Алена взяла его за локоть:
— А разве правда? Папочки-мамочки — всякие, разные, непохожие, и мы разные…
Валерий бросил папиросу, спросил тихо, то и дело останавливаясь:
— Можно уважать человека, если он… эксплуатирует?.. Ну, подчиненных, что ли? Их зависимость и даже… чувства. Ну, в общем заставляет работать. А почести там, всякие блага — ему. Можно уважать? Поняла?
— Поняла. Мне тоже плохо сейчас.
— Чувствую.
— Может быть, хуже, чем тебе. Давай, давай, давай завтра же работать. А то возненавижу себя, тебя и вообще… Лучше думается, когда работаешь. Не кажешься себе никчемушной, «вроде шестого пальца»…
Валерий засмеялся:
— Думаешь, от всех болезней — работа? «Восемь дней в неделю»…
— Если бы от всех!..
* * *Саша не вышел навстречу. Злится. Пусть, лучше даже! Когда он злой, не так жалко, легче. Не зажигая свет в передней, Алена медленно расстегивала пальто. Сказать спокойно: «Мы не можем вместе, Саша. Ты не виноват, пусть я. Но это уже неважно. Просто я не люблю тебя».
Алена тихо, ощупью прошла узкий коридор. Из-под дверей слабый свет — настольная лампа. Саша читает. Может быть, лег?.. Все равно теперь, больше нельзя. Это подло.
Саша спал. Необычно вытянулся на спине, дышал часто и громко, лицо какое-то растекшееся. Заболел? Алена быстро подошла. Как от компрессов, во время его ангины, пахнуло водкой. Ее замутило. Она все-таки нагнулась — водка! Ее затошнило так, что, зажав рот, она едва успела добежать. Отравилась? Чем? Сразу стало легко, только слабость, лоб мокрый. Никогда Саша не пил. В купленной для компрессов поллитровке так и оставалось больше половины. Летом, в поездке, на концерте у него отчаянно схватило зуб. Кто-то посоветовал выпить на ночь стакан водки. Саша действительно спал тогда как мертвый.
От зубного порошка тоже мутит. Лекарство бы какое-нибудь… Скорее лечь!

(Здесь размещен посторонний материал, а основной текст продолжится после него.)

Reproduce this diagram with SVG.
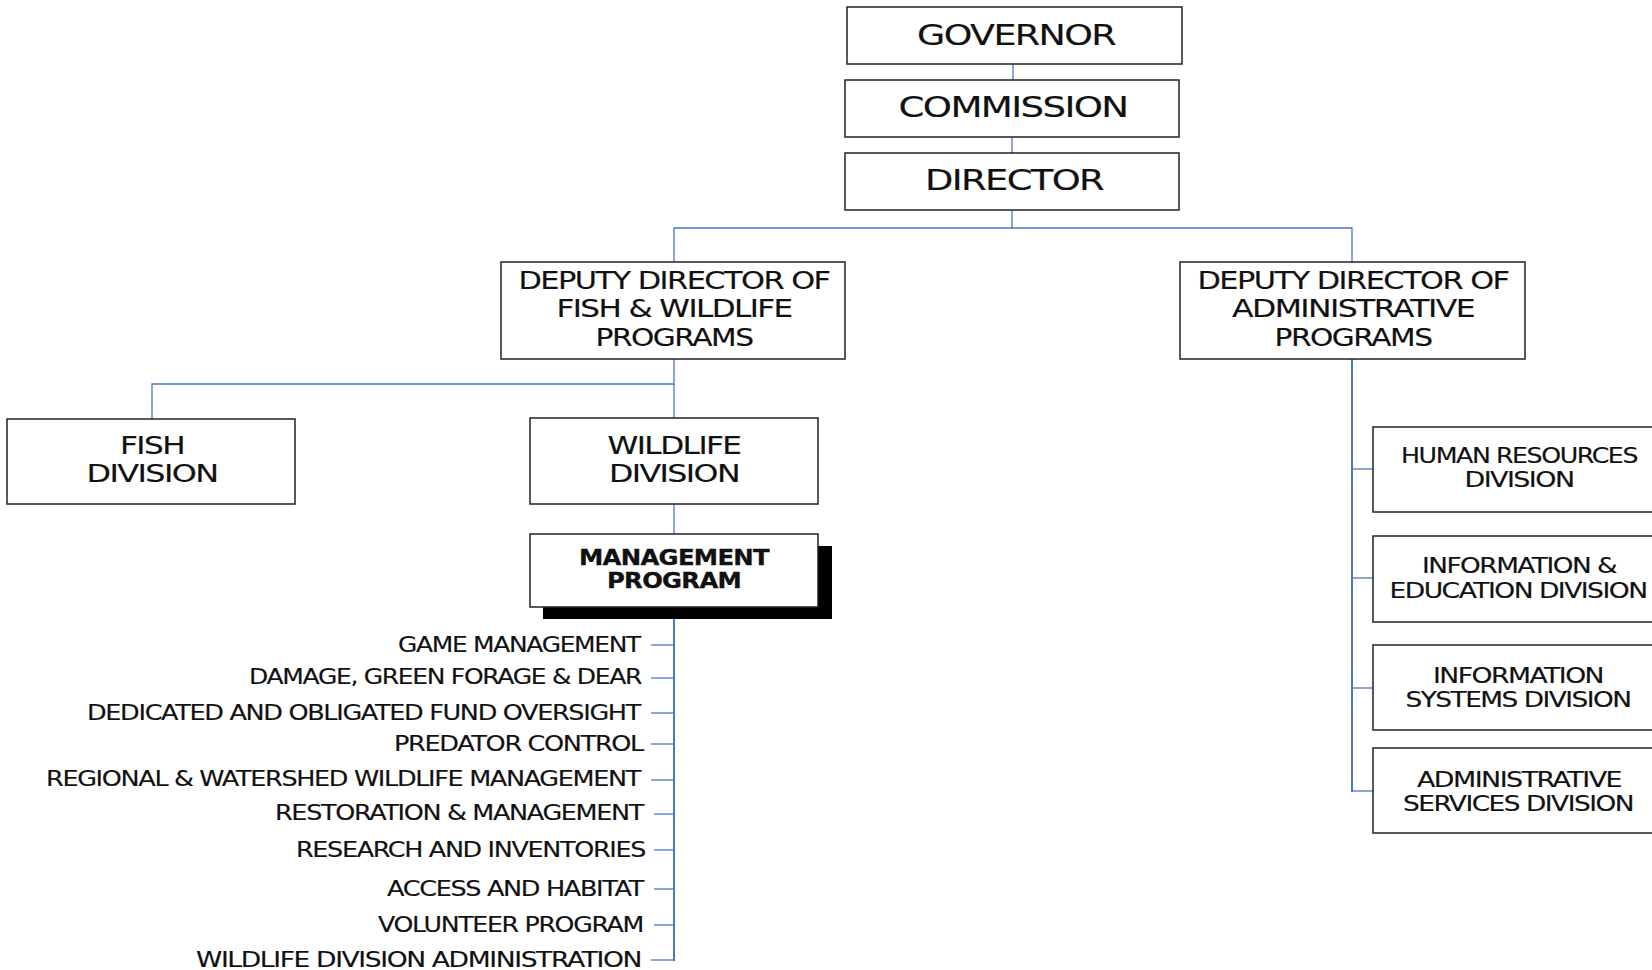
<svg xmlns="http://www.w3.org/2000/svg" width="1652" height="970" viewBox="0 0 1652 970">
<style>
  .box { fill: #ffffff; stroke: #222222; stroke-width: 1.5; }
  .shadow { fill: #000000; }
  .t { font-family: "DejaVu Sans", Verdana, sans-serif; fill: #111111; stroke: #111111; stroke-width: 0.15; letter-spacing: -1.2px; }
  .big { font-size: 27.5px; }
  .mid { font-size: 24px; }
  .sm { font-size: 21px; }
  .bold { font-size: 20.5px; font-weight: bold; letter-spacing: -0.6px; stroke-width: 0.3; }
  .item { font-family: "DejaVu Sans", Verdana, sans-serif; font-size: 21px; fill: #111111; stroke: #111111; stroke-width: 0.15; letter-spacing: -1.1px; }
  .ln { stroke: #4a78c6; stroke-width: 1.3; fill: none; }
  .lnb { stroke: #4a78c6; stroke-width: 2; fill: none; }
</style>
<rect width="1652" height="970" fill="#ffffff"/>

<g id="connectors">
  <line class="ln" x1="1013" y1="64" x2="1013" y2="80"/>
  <line class="ln" x1="1012" y1="137" x2="1012" y2="153"/>
  <polyline class="ln" points="1012,210 1012,228 674,228 674,262"/>
  <polyline class="ln" points="1012,228 1352,228 1352,262"/>
  <polyline class="ln" points="674,359 674,384 152,384 152,419"/>
  <line class="ln" x1="674" y1="384" x2="674" y2="418"/>
  <line class="ln" x1="674" y1="504" x2="674" y2="534"/>
  <line class="lnb" x1="674" y1="607" x2="674" y2="961"/>
  <line class="ln" x1="651" y1="645" x2="674" y2="645"/>
  <line class="ln" x1="651" y1="678" x2="674" y2="678"/>
  <line class="ln" x1="651" y1="713" x2="674" y2="713"/>
  <line class="ln" x1="651" y1="744" x2="674" y2="744"/>
  <line class="ln" x1="651" y1="780" x2="674" y2="780"/>
  <line class="ln" x1="654" y1="814" x2="674" y2="814"/>
  <line class="ln" x1="654" y1="850" x2="674" y2="850"/>
  <line class="ln" x1="654" y1="889" x2="674" y2="889"/>
  <line class="ln" x1="654" y1="925" x2="674" y2="925"/>
  <line class="ln" x1="651" y1="960" x2="674" y2="960"/>
  <line class="lnb" x1="1352" y1="359" x2="1352" y2="792"/>
  <line class="ln" x1="1352" y1="469" x2="1373" y2="469"/>
  <line class="ln" x1="1352" y1="578" x2="1373" y2="578"/>
  <line class="ln" x1="1352" y1="688" x2="1373" y2="688"/>
  <line class="ln" x1="1352" y1="791" x2="1373" y2="791"/>
</g>

<g id="governor">
  <rect class="box" x="847" y="7" width="335" height="57"/>
  <text class="t big" x="1016" y="45" text-anchor="middle" textLength="198" lengthAdjust="spacingAndGlyphs">GOVERNOR</text>
</g>
<g id="commission">
  <rect class="box" x="845" y="80" width="334" height="57"/>
  <text class="t big" x="1013" y="117" text-anchor="middle" textLength="229" lengthAdjust="spacingAndGlyphs">COMMISSION</text>
</g>
<g id="director">
  <rect class="box" x="845" y="153" width="334" height="57"/>
  <text class="t big" x="1014" y="190" text-anchor="middle" textLength="178" lengthAdjust="spacingAndGlyphs">DIRECTOR</text>
</g>

<g id="deputy-fw">
  <rect class="box" x="501" y="262" width="344" height="97"/>
  <text class="t mid" x="674" y="289" text-anchor="middle" textLength="311" lengthAdjust="spacingAndGlyphs">DEPUTY DIRECTOR OF</text>
  <text class="t mid" x="674" y="317" text-anchor="middle" textLength="235" lengthAdjust="spacingAndGlyphs">FISH &amp; WILDLIFE</text>
  <text class="t mid" x="674" y="346" text-anchor="middle" textLength="157" lengthAdjust="spacingAndGlyphs">PROGRAMS</text>
</g>

<g id="deputy-admin">
  <rect class="box" x="1180" y="262" width="345" height="97"/>
  <text class="t mid" x="1353" y="289" text-anchor="middle" textLength="311" lengthAdjust="spacingAndGlyphs">DEPUTY DIRECTOR OF</text>
  <text class="t mid" x="1353" y="317" text-anchor="middle" textLength="242" lengthAdjust="spacingAndGlyphs">ADMINISTRATIVE</text>
  <text class="t mid" x="1353" y="346" text-anchor="middle" textLength="157" lengthAdjust="spacingAndGlyphs">PROGRAMS</text>
</g>

<g id="fish-division">
  <rect class="box" x="7" y="419" width="288" height="85"/>
  <text class="t mid" x="152" y="454" text-anchor="middle" textLength="64" lengthAdjust="spacingAndGlyphs">FISH</text>
  <text class="t mid" x="152" y="482" text-anchor="middle" textLength="131" lengthAdjust="spacingAndGlyphs">DIVISION</text>
</g>

<g id="wildlife-division">
  <rect class="box" x="530" y="418" width="288" height="86"/>
  <text class="t mid" x="674" y="454" text-anchor="middle" textLength="133" lengthAdjust="spacingAndGlyphs">WILDLIFE</text>
  <text class="t mid" x="674" y="482" text-anchor="middle" textLength="130" lengthAdjust="spacingAndGlyphs">DIVISION</text>
</g>

<g id="management-program">
  <rect class="shadow" x="543" y="546" width="289" height="73"/>
  <rect class="box" x="530" y="534" width="288" height="73"/>
  <text class="t bold" x="674" y="565" text-anchor="middle" textLength="190" lengthAdjust="spacingAndGlyphs">MANAGEMENT</text>
  <text class="t bold" x="674" y="588" text-anchor="middle" textLength="134" lengthAdjust="spacingAndGlyphs">PROGRAM</text>
</g>

<g id="program-items">
  <text class="item" x="398" y="652" textLength="242" lengthAdjust="spacingAndGlyphs">GAME MANAGEMENT</text>
  <text class="item" x="249" y="684" textLength="392" lengthAdjust="spacingAndGlyphs">DAMAGE, GREEN FORAGE &amp; DEAR</text>
  <text class="item" x="87" y="720" textLength="553" lengthAdjust="spacingAndGlyphs">DEDICATED AND OBLIGATED FUND OVERSIGHT</text>
  <text class="item" x="394" y="751" textLength="249" lengthAdjust="spacingAndGlyphs">PREDATOR CONTROL</text>
  <text class="item" x="46" y="786" textLength="594" lengthAdjust="spacingAndGlyphs">REGIONAL &amp; WATERSHED WILDLIFE MANAGEMENT</text>
  <text class="item" x="275" y="820" textLength="368" lengthAdjust="spacingAndGlyphs">RESTORATION &amp; MANAGEMENT</text>
  <text class="item" x="296" y="857" textLength="349" lengthAdjust="spacingAndGlyphs">RESEARCH AND INVENTORIES</text>
  <text class="item" x="387" y="896" textLength="256" lengthAdjust="spacingAndGlyphs">ACCESS AND HABITAT</text>
  <text class="item" x="378" y="932" textLength="265" lengthAdjust="spacingAndGlyphs">VOLUNTEER PROGRAM</text>
  <text class="item" x="196" y="967" textLength="445" lengthAdjust="spacingAndGlyphs">WILDLIFE DIVISION ADMINISTRATION</text>
</g>

<g id="hr-division">
  <rect class="box" x="1373" y="427" width="300" height="85"/>
  <text class="t sm" x="1519" y="463" text-anchor="middle" textLength="236" lengthAdjust="spacingAndGlyphs">HUMAN RESOURCES</text>
  <text class="t sm" x="1519" y="487" text-anchor="middle" textLength="109" lengthAdjust="spacingAndGlyphs">DIVISION</text>
</g>
<g id="ie-division">
  <rect class="box" x="1373" y="536" width="300" height="86"/>
  <text class="t sm" x="1519" y="573" text-anchor="middle" textLength="194" lengthAdjust="spacingAndGlyphs">INFORMATION &amp;</text>
  <text class="t sm" x="1518" y="598" text-anchor="middle" textLength="257" lengthAdjust="spacingAndGlyphs">EDUCATION DIVISION</text>
</g>
<g id="is-division">
  <rect class="box" x="1373" y="645" width="300" height="85"/>
  <text class="t sm" x="1518" y="683" text-anchor="middle" textLength="170" lengthAdjust="spacingAndGlyphs">INFORMATION</text>
  <text class="t sm" x="1518" y="707" text-anchor="middle" textLength="225" lengthAdjust="spacingAndGlyphs">SYSTEMS DIVISION</text>
</g>
<g id="as-division">
  <rect class="box" x="1373" y="748" width="300" height="85"/>
  <text class="t sm" x="1519" y="787" text-anchor="middle" textLength="204" lengthAdjust="spacingAndGlyphs">ADMINISTRATIVE</text>
  <text class="t sm" x="1518" y="811" text-anchor="middle" textLength="230" lengthAdjust="spacingAndGlyphs">SERVICES DIVISION</text>
</g>
</svg>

Алена потушила в кухне огонек под чайником, оставленным для нее на плите, — куда уж тут ужинать! — заглянула в шкафчик — нет поллитровки. Неужели все выпил? Ох, мутно как! Алена села на табуретку. Вот она, поллитровка, в углу за плитой с пустыми молочными бутылками. Как должно быть ему плохо, чтоб он… Всю эту неделю часто просыпалась по ночам и всегда слышала — Саша не спит. Не выдержал. «Сгорает сердце..» И он так ужасно… один. Никого. Дружил раньше с Мишкой, потом с Валерием и Зиной. Теперь никого.

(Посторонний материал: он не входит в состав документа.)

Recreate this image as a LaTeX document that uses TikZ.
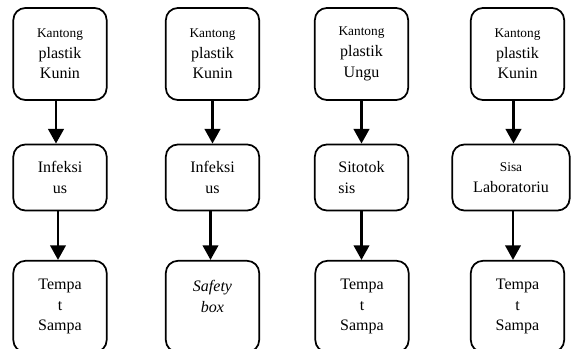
\documentclass[tikz,border=0pt]{standalone}
\usepackage{fontspec}
\setmainfont{Liberation Serif}
\usetikzlibrary{arrows.meta,positioning}
\newcommand{\smalltxt}[1]{{\fontsize{10}{15.5}\selectfont #1}}
\tikzset{
  bin/.style={draw,line width=1.3pt,rounded corners=9pt,minimum width=70pt,
    align=center,inner sep=2pt,font=\fontsize{12}{15.5}\selectfont},
  bag/.style={bin,minimum height=69pt},
  kind/.style={bin,minimum height=49.5pt},
  dump/.style={bin,minimum height=68.5pt},
  flow/.style={line width=2.2pt,-{Triangle[length=11pt,width=11.5pt]}},
}
\begin{document}
\begin{tikzpicture}[x=0.75pt,y=-0.75pt]
  \useasboundingbox (0,0) rectangle (572,349);
  \clip (0,0) rectangle (572,349);
  \node[bag] (bag1) at (60,54) {\smalltxt{Kantong}\\plastik\\Kunin};
  \node[bag] (bag2) at (212.5,54) {\smalltxt{Kantong}\\plastik\\Kunin};
  \node[bag] (bag3) at (361.5,54) {\smalltxt{Kantong}\\plastik\\Ungu};
  \node[bag] (bag4) at (517.5,54) {\smalltxt{Kantong}\\plastik\\Kunin};
  \node[kind] (kind1) at (60,177.5) {Infeksi\\us};
  \node[kind] (kind2) at (212.5,177.5) {Infeksi\\us};
  \node[kind,align=left] (kind3) at (361.5,177.5) {Sitotok\\sis};
  \node[kind,minimum width=88pt] (kind4) at (511,177.5) {\smalltxt{Sisa}\\Laboratoriu};
  \node[dump] (dump1) at (60,306.5) {Tempa\\t\\Sampa};
  \node[dump] (dump2) at (212.5,306.5) {\textit{Safety}\\\textit{box}\\\mbox{}};
  \node[dump] (dump3) at (362,306.5) {Tempa\\t\\Sampa};
  \node[dump] (dump4) at (517.5,306.5) {Tempa\\t\\Sampa};
  \draw[flow] ([xshift=-3pt]bag1.south) -- ([xshift=-3pt]bag1.south |- kind1.north);
  \draw[flow] (bag2.south) -- (kind2.north);
  \draw[flow] (bag3.south) -- (kind3.north);
  \draw[flow] ([xshift=-3pt]bag4.south) -- ([xshift=-3pt]bag4.south |- kind4.north);
  \draw[flow] ([xshift=-1.5pt]kind1.south) -- ([xshift=-1.5pt]kind1.south |- dump1.north);
  \draw[flow] ([xshift=-1.5pt]kind2.south) -- ([xshift=-1.5pt]kind2.south |- dump2.north);
  \draw[flow] (kind3.south) -- (kind3.south |- dump3.north);
  \draw[flow] ([xshift=1.5pt]kind4.south) -- ([xshift=1.5pt]kind4.south |- dump4.north);
\end{tikzpicture}
\end{document}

У нее — Глеб. И дом, и Агния, Джек. А разбить тоненькую стенку, и все прежние друзья — Олег, Женька, Глаша, — все будут с ней.

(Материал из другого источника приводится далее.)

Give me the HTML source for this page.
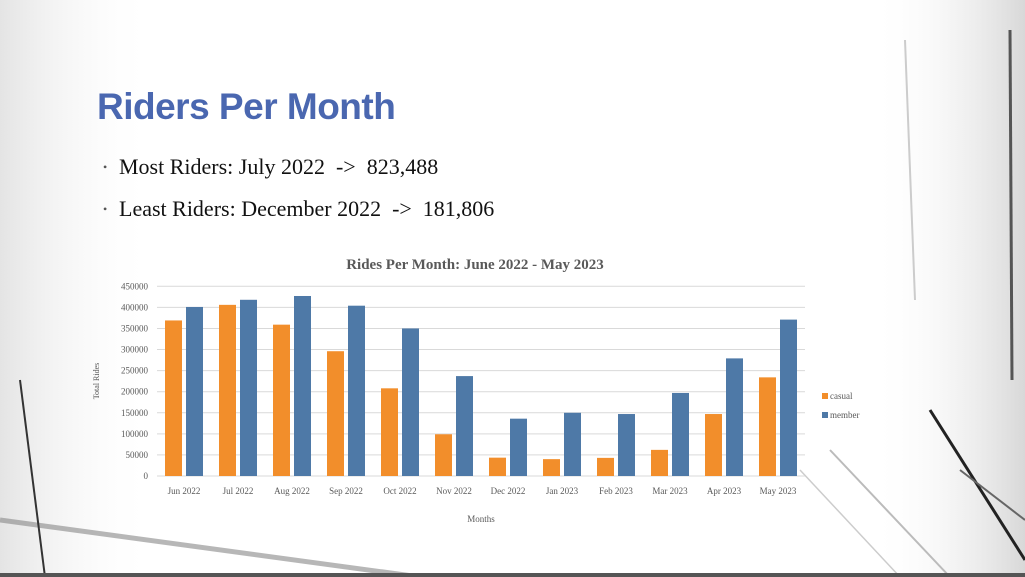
<!DOCTYPE html>
<html><head><meta charset="utf-8"><style>
body{margin:0;width:1025px;height:577px;overflow:hidden;background:#fff;position:relative;font-family:"Liberation Serif",serif}
#bg{position:absolute;left:0;top:0}
h1{position:absolute;left:97px;top:86px;margin:0;font:bold 37px "Liberation Sans",sans-serif;color:#4a67b0;letter-spacing:-0.5px}
.b{position:absolute;left:103px;font-size:22px;color:#111}
.b span{display:inline-block;width:16px;font-size:12px;color:#555;vertical-align:3px}
#chart{position:absolute;left:0;top:0}
</style></head><body>
<svg id="bg" width="1025" height="577">
<defs><linearGradient id="g1" x1="0" x2="1"><stop offset="0" stop-color="#e4e4e4"/><stop offset="0.15" stop-color="#fff" stop-opacity="0"/><stop offset="0.85" stop-color="#fff" stop-opacity="0"/><stop offset="1" stop-color="#d8d8d8"/></linearGradient></defs>
<rect width="1025" height="577" fill="url(#g1)"/>
<line x1="0" y1="520" x2="420" y2="577" stroke="#888" stroke-width="5" opacity="0.6"/>
<line x1="20" y1="380" x2="45" y2="577" stroke="#333" stroke-width="2"/>
<line x1="905" y1="40" x2="915" y2="300" stroke="#ccc" stroke-width="2"/>
<line x1="1010" y1="30" x2="1012" y2="380" stroke="#555" stroke-width="3"/>
<line x1="930" y1="410" x2="1025" y2="560" stroke="#222" stroke-width="3"/>
<line x1="830" y1="450" x2="950" y2="577" stroke="#bbb" stroke-width="2"/>
<line x1="800" y1="470" x2="900" y2="577" stroke="#ccc" stroke-width="1.5"/>
<line x1="960" y1="470" x2="1025" y2="520" stroke="#666" stroke-width="2"/>
<rect x="0" y="573" width="1025" height="4" fill="#555"/>
</svg>
<h1>Riders Per Month</h1>
<div class="b" style="top:154px"><span>•</span>Most Riders: July 2022&nbsp; -&gt;&nbsp; 823,488</div>
<div class="b" style="top:196px"><span>•</span>Least Riders: December 2022&nbsp; -&gt;&nbsp; 181,806</div>
<svg id="chart" width="1025" height="577"></svg>
<script>
const categories=["Jun 2022","Jul 2022","Aug 2022","Sep 2022","Oct 2022","Nov 2022","Dec 2022","Jan 2023","Feb 2023","Mar 2023","Apr 2023","May 2023"];
const casual=[369000,406000,359000,296000,208000,99000,43500,40000,43000,62000,147000,234000];
const member=[401000,418000,427000,404000,350000,237000,136000,150000,147000,197000,279000,371000];
const yTicks=[0,50000,100000,150000,200000,250000,300000,350000,400000,450000];
const NS="http://www.w3.org/2000/svg";
const svg=document.getElementById('chart');
const X0=157,X1=805,Y0=476,Y1=286.3,YMAX=450000;
const y=v=>Y0-(v/YMAX)*(Y0-Y1);
const gw=(X1-X0)/categories.length;
const x=i=>X0+i*gw;
function mk(t,a){const e=document.createElementNS(NS,t);for(const k in a)e.setAttribute(k,a[k]);svg.appendChild(e);return e;}
const title=mk('text',{x:475,y:269,'text-anchor':'middle','font-size':15,'font-weight':'bold',fill:'#595959','font-family':'Liberation Serif,serif'});
title.textContent='Rides Per Month: June 2022 - May 2023';


yTicks.forEach(t=>{
 const l=mk('line',{x1:X0,x2:X1,y1:y(t),y2:y(t),stroke:'#d9d9d9','stroke-width':1});
 
 
 const tx=mk('text',{x:148,y:y(t)+3,'text-anchor':'end','font-size':9,fill:'#595959'});
 tx.textContent=t;
 
 
});
categories.forEach((c,i)=>{
 const bw=17,cx=x(i)+gw/2;
 const r1=mk('rect',{x:cx-bw-2,y:y(casual[i]),width:bw,height:Y0-y(casual[i]),fill:'#f28e2b'});
 
 
 const r2=mk('rect',{x:cx+2,y:y(member[i]),width:bw,height:Y0-y(member[i]),fill:'#4e79a7'});
 
 
 const t=mk('text',{x:cx,y:494,'text-anchor':'middle','font-size':9,fill:'#595959'});
 t.textContent=c;
 
 
});
const xt=mk('text',{x:481,y:522,'text-anchor':'middle','font-size':9,fill:'#595959'});
xt.textContent='Months';


const yt=mk('text',{x:0,y:0,'text-anchor':'middle','font-size':8,fill:'#595959',transform:'translate(99,381) rotate(-90)'});
yt.textContent='Total Rides';


[['casual','#f28e2b',399],['member','#4e79a7',418]].forEach(([n,c,yy])=>{
 const r=mk('rect',{x:822,y:yy-6,width:6,height:6,fill:c});
 
 
 const t=mk('text',{x:830,y:yy,'font-size':9,fill:'#595959'});
 t.textContent=n;
 
 
});
</script>
</body></html>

Почему Саша один? Почему с ним трудно не только ей? Индивидуалист? Нет, все его планы, мысли, жизнь, каждый день — коллектив, товарищи, их театр. Он добрый — любому отдаст все, сделает все. Почему же? Товарищи для него тоже все сделают, если заболеет, например. Вступятся, если какая-нибудь неприятность. Его ценят, уважают. И все-таки один. Может быть, из-за нее? Раньше он блистал на всяких сборищах: в спорах, чтении стихов, выдумке игр, капустников — всегда впереди. Теперь его никогда никуда не вытащишь. Неужели из-за нее? Конечно, не та жена! В спорах «одни эмоции и минимум логики», не хватает призы на политических викторинах, может вдруг захохотать на весь институт, на вечерах всему предпочитает танцы. Его жена! Какие удары для непостижимого самолюбия! А ведь она еще может «кокетничать» на виду у всей мировой общественности. Хуже того: познакомиться и танцевать «неизвестно с кем» и пригласить на спектакль. Или в далекой аудитории петь с «чужими ребятами». Почему «чужие», если не со своего курса?